A plummeting Turkish lira sent ripples through global equities and emerging markets on Friday, as rising fears of a wider fallout sent investors scurrying for the safety of assets such as the yen and U.S. government bonds.
The lira fell as much as 12 per cent against the dollar earlier in the day, its worst day since Turkey’s financial crisis of 2001, on the back of a deepening rift with the United States, worries about its own economy and lack of action from policymakers. The currency is down more than 35 per cent this year, its losses accelerating as the dollar jumped to 13-month highs
That is spreading fear of an impact on other economies and markets -- bank shares across the continent fell and the euro slipped to its lowest since July 2017 as the Financial Times quoted sources as saying the European Central Bank was concerned about European banks’ exposure to Turkey.
Shares in France’s BNP Paribas, Italy’s UniCredit and Spain’s BBVA, the banks seen as most exposed to Turkey, fell as much as 4 per cent.
That took European bank shares down 1.3 per cent while the pan-European STOXX 600 index fell 0.7 per cent.
The MSCI All-Country World index, which tracks shares in 47 countries, was down 0.6 per cent on the day, having erased all its gains for the week. Wall Street was set for a weak open.
“People looking at things this morning are much more aware that there is central (major) contagion risk,” said David Owen, chief European economist at Jeffries in London.
“Having said that, what’s happening in emerging markets is leading to risk-free rates being bid for and that includes Treasuries, Bunds and gilts.”
As investors piled into “safe” bonds, German yields hit three-week lows and yields on U.S. 10-year Treasuries fell to 2.8913 per cent.
Investors are now awaiting the release of the U.S. consumer price inflation for July for clues on the interest rate outlook and to gauge if new import tariffs were starting to have an impact. The data is expected to show inflation likely increased 0.2 per cent, after rising 0.1 per cent in June.
The Australian dollar - often viewed as a proxy for global risk appetite because of its commodity reliance - was the biggest faller among developed currencies, down 1 per cent on the day. Going in the opposite direction was the safe haven Japanese yen, which hit a one-month high against the dollar.
The dollar index, which measures the greenback’s strength against a group of six major currencies, breached the 96 level, taking it to its highest level since July 2017.
Adding to emerging market currency woes was the Russian rouble, weakened to 67.12 to the dollar. Overnight it had retreated to its lowest since November 2016 on threats of new U.S. sanctions, weakening beyond the psychologically important 65-per-dollar threshold.
“Other EM currencies have held their ground against the dollar, having generally been weakening previously,” said analysts at Capital Economics.

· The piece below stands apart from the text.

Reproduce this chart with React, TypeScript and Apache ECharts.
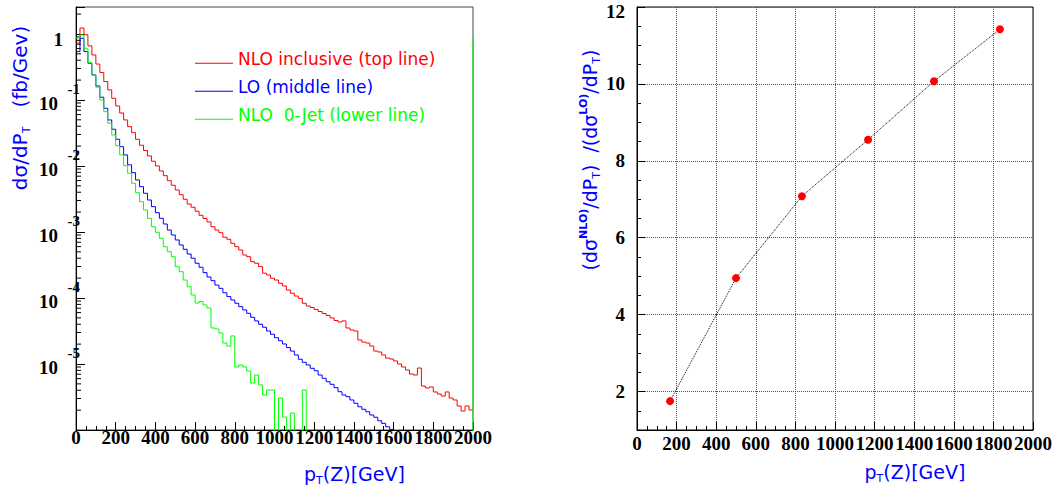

“In most cases though, we suspect that this resilience will prove temporary,” they said, highlighting expectations of rising U.S. interest rates and worries over growing U.S. protectionism.
In commodities, U.S. crude oil fell 0.5 per cent to $66.51 a barrel, while Brent crude was 0.4 per cent lower at $71.77 per barrel.
Despite the broader flight to safe havens, gold was lower. Spot gold fell 0.3 per cent to trade at $1,207.15 per ounce.